Reaktion Books: 272 pp., $27

For years, Michael Sorkin, professor of architecture and design at City College of New York and former architecture critic for the Village Voice, walked each day from his Greenwich Village apartment to his studio on Hudson Street in Tribeca. The trip takes 20 minutes, but this flaneur’s mind wanders through the history of the city, architectural theory, social justice and urban planning. Sorkin and his wife have lived on the top floor of the five-story tenement he fondly calls Annabel Lee (a name inscribed in the cornice) for 24 years.

He begins his journey with the stairs (72 in all), moves onto the stoop, the block, through La Guardia Place, Washington Square, Soho, Canal Street, Tribeca to Hudson Street. He is fascinated by the myriad ways architectural details foster or inhibit community, neighborliness, safety, diversity and intimacy. Sorkin has a light hand with history (he is never overbearing) and a worldly way with facts and anecdotes.

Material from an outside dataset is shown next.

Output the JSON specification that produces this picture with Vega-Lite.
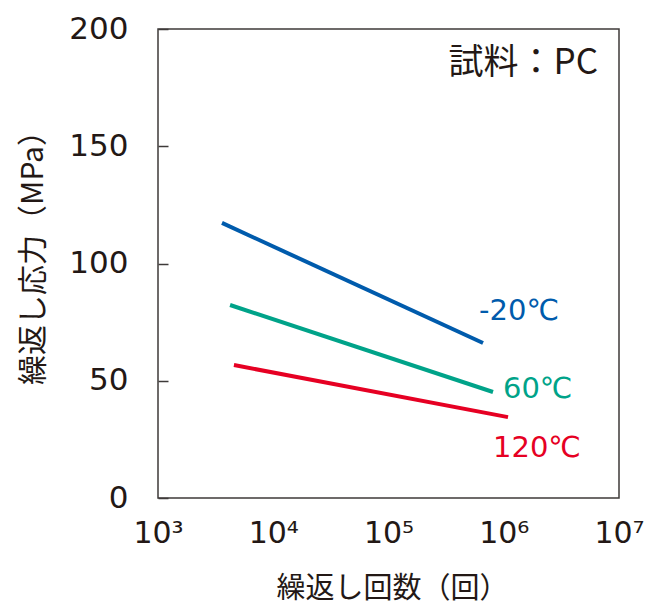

From the creation of the gridiron system of city blocks in 1811 to current disputes over zoning and development, he describes how New Yorkers’ lives are formed and deformed by their environment. Sorkin’s agenda is clear: Local is better; civic life depends on economic imperatives (more leisure time means more time to protect shade trees and public education) but also on small things like open stairways. “Our sense of citizenship and belonging,” he writes, “is not the product of ownership but of affinity, interaction, and social reciprocity.” Sorkin began this book 12 years ago, and he admits that 9/11 (the towers were visible from his living room window) informed his thinking about neighborhoods and city life. He also admits to having left his Hudson Street studio four years ago because of creeping gentrification.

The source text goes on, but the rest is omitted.